Even this very Sunday - Reformation Sunday - can be a time when we fall into that gap between proclaiming freedom from religious conformity and pushing for it. All too often, Reformation Sunday, in the Lutheran church, become a day of Catholic-bashing. We can get a little too carried away proclaiming how awful those Roman Catholics were, and continue to be, with their priests and their Latin and their strict rules about baptism and communion. And we forget what we proclaim - that everyone is free to worship God in their own way - that they are free to develop their own relationship with God - even if that way is Roman Catholic. The truth is that God frees us to practice our religion in whatever way brings us closer to God, whether that way is Lutheran, Roman Catholic, or something else.
This truth of the Reformation needs to be celebrated more often than just once a year. Because we so easily forget it. We start insisting that there is only one way to worship, or only one way to have a service. We insist that only members can come to Communion, or that only Christian families can baptize their babies. We insist that Communion can only be celebrated one way, or that only pastors can preach. Even pastors forget this. We insist that only certain people can be leaders in the church, or we insist that parishioners agree with us on every theological issue. We demand religious conformity, and we establish requirements about what kinds of relationships with God are acceptable.

But that’s not how God works. Jeremiah and Paul and Luther and Jesus himself remind us that we are free. We are free to develop our own relationship with God, in the manner that is most meaningful for us. Why? Because, as Luther reminded us, God is the one at work in these relationships. God, not us, is the one developing the relationship with you. This is not the work of Paul, or John, or even Luther. Jeremiah was right - God is the one who put God’s covenant in your heart, God is the one who sent the Holy Spirit to you in baptism. God is the one who calls you to God, and God is the one who moves you to worship. Your relationship is the work of God, not of humans.
As it turns out, John was right, too - the Truth will make you free - Jesus proclaims that you are free to develop your own relationship with God, just as Jesus did, either inside or outside the institution. Paul was right - you are free to develop your own religious practices because you are made righteous through God’s work, and not your own. And Luther was right - you are free to worship God without going through the pastor, or through the congregation, or through the denomination. (Of course, the congregation of believers is a really great place to be supported in that relationship, but you don’t have to go to church to have a relationship with God.)

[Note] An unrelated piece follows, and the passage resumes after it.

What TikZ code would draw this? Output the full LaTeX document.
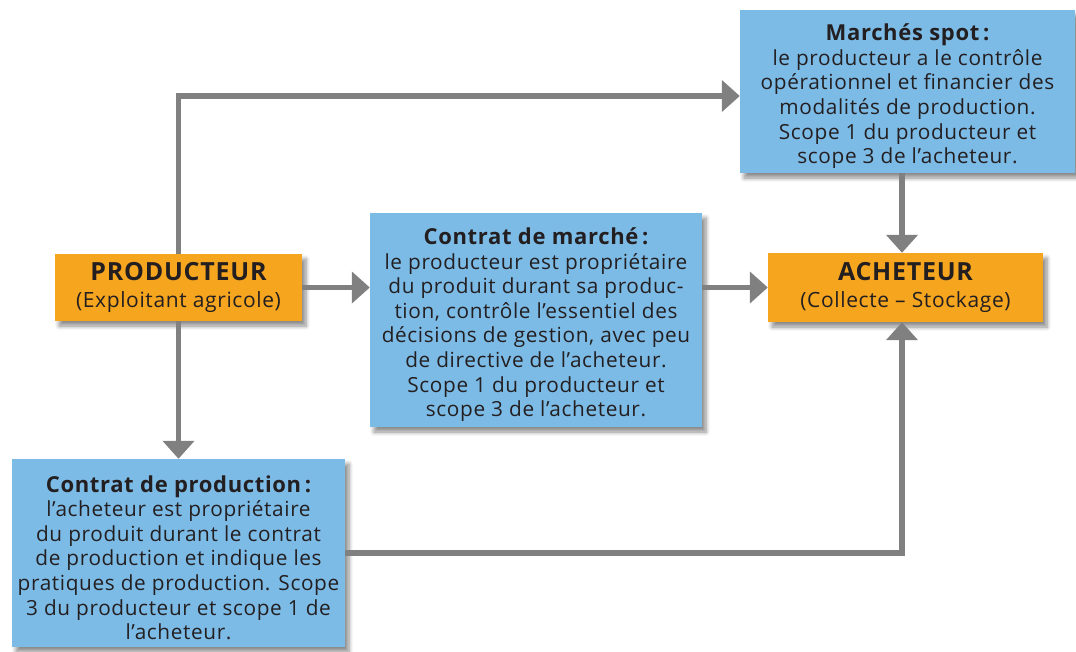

What we celebrate today is that God has freed you to develop your own relationship with God, however you want - either in the church or out of it, through traditional means or contemporary ones. You are free to relate to God as a Father or as a Mother, free to be Catholic or Lutheran or something else entirely. You are free to agree with your pastor or to disagree. What we celebrate today is that you are freed from the need to conform, through the work of Jesus Christ. Your relationship with God is as unique as you are, and it is called into being and nurtured by God, who calls all people to love and freedom. Thanks be to God. Amen.